Japan selbst gilt nicht als gutes Vorbild, weil es seine eigenen Verpflichtungen aus dem Kyoto-Protokoll zu verfehlen droht. Dieses ist 2005 in Kraft getreten und läuft bis 2012. Japan hat sich darin verpflichtet, seine Emissionen um sechs Prozent gegenüber dem Stand von 1990 zu senken. Vor einem Jahr lag Japan allerdings 6,2 Prozent über dem Stichwert.  Deutschland hat im selben Zeitraum ein Fünftel Einsparungen geschafft. Geholfen hat hier jedoch auch der Faktor Ost: Die Modernisierung von Industrie und Verkehr der DDR auf westdeutschen Standard hat mehrere Prozentpunkte zu dem guten Wert in Deutschland beigetragen. Japan könnte mehr tun, rafft sich derzeit aber nicht auf.

Wieczorek: Japan hat keinen Plan

Das japanische Umweltministerium hat Medienberichten zufolge ausgerechnet, dass Japan ab 2009 jährlich 3,4 Milliarden Euro ausgeben müsste, um das Kyoto-Ziel doch noch zu erreichen. Im Gespräch sind beispielsweise Anreize für sparsame Klimaanlagen. Ein Förderprogramm für Solardächer ist noch in Planung. Doch dem hoch verschuldeten Staat ist das alles viel zu teuer. "Japan besitzt derzeit keinen strategischen Plan auf dem Gebiet der Energie- und Klimaschutzpolitik, der alle Akteure gleichermaßen einbezieht“, sagt Iris Wieczorek vom Institute of Asian Studies in Hamburg. Die Vorgaben zur CO2-Reduktion seien auf Freiwilligkeit ausgelegt. Der Emissionshandel, den Premier Fukuda als Mittel zur Treibhausgasreduktion propagiert, ist nicht verpflichtend. Eine geplante Ökosteuer von umgerechnet einem Eurocent pro Liter hat das Industrieministerium blockiert.

Doch am Sparen zu sparen könnte teuer werden. "Bisher ist der Ankauf von Emissionsrechten aus dem Ausland vorgesehen, um doch noch gute Ergebnisse vorweisen zu können“, sagt Emissionsexpertin Mika Obayashi vom unabhängigen Institute for Sustainable Energy Policies. Das Klima würde aber von einem echten inhaltlichen Umschwenken mehr profitieren. So habe gerade Japan noch viel Potenzial, Windenergie und Geothermie zu nutzen. "20 Prozent alternative Energie sind bei uns wegen der geografischen Gegebenheiten kein Problem.“

Verzichtet Japan auf seine geheizten Klobrillen?

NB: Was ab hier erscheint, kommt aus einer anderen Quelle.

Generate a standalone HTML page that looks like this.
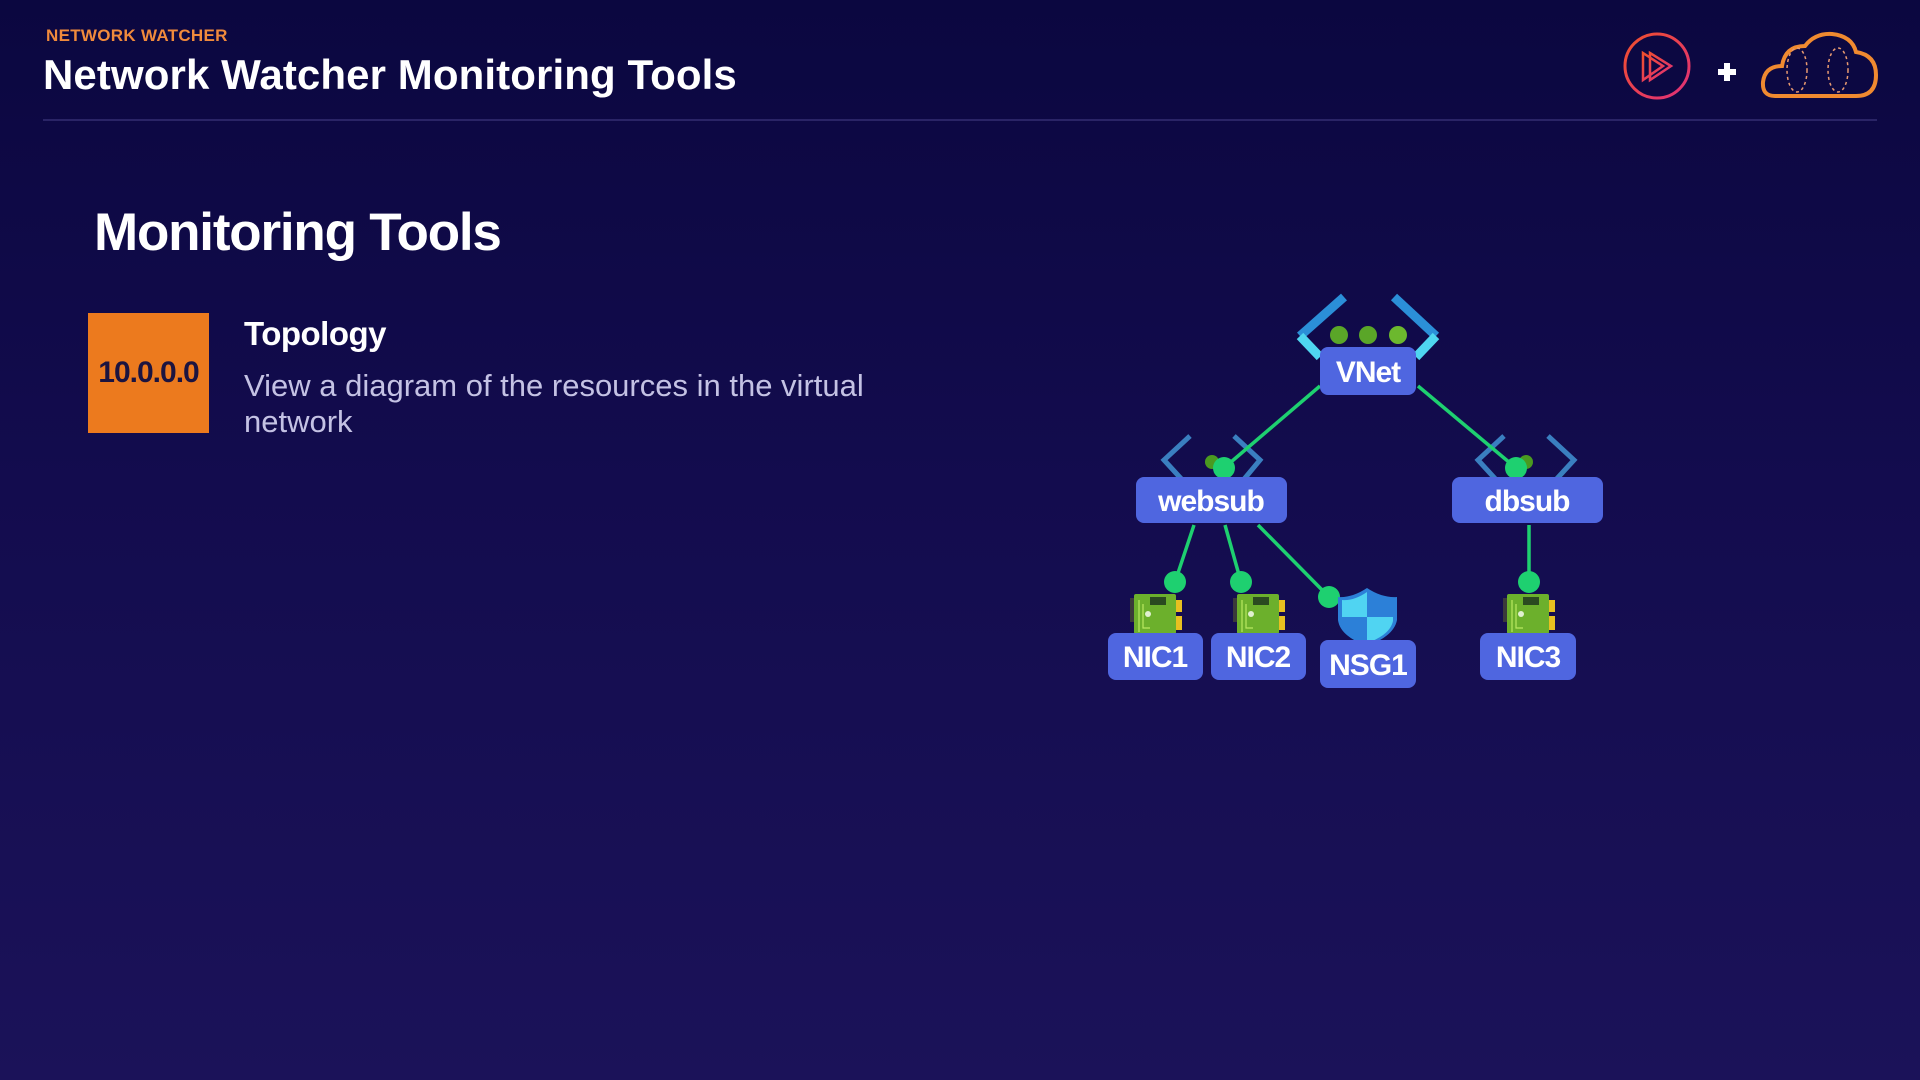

Die Stadt Tokio hat unterdessen ein Gesetz verabschiedet, dass große Klimasünder zum Sparen verpflichtet. Wer mehr als den Gegenwert von 1,5 Millionen Litern Öl jährlich verbraucht, muss entweder Emissionsrechte dazukaufen oder eine Strafe zahlen. Trotz der Anstrengungen bleiben viele Möglichkeiten ungenutzt.

Vertreter der deutschen Industrie weisen beispielsweise darauf hin, dass die meisten Gebäude nicht gedämmt sind. Statt das ganze Haus behaglich warm zu machen, heizen Japaner einzelne Bereiche, die nach dem Abstellen des Ofens sofort wieder kalt werden. Wenn Japan hier umschwenken würde, täte sich auch ein großer Markt für europäische Produkte auf. Ein anderes Beispiel sind die landesweit üblichen geheizten Klobrillen – bequem, aber überflüssig, finden Umweltexperten.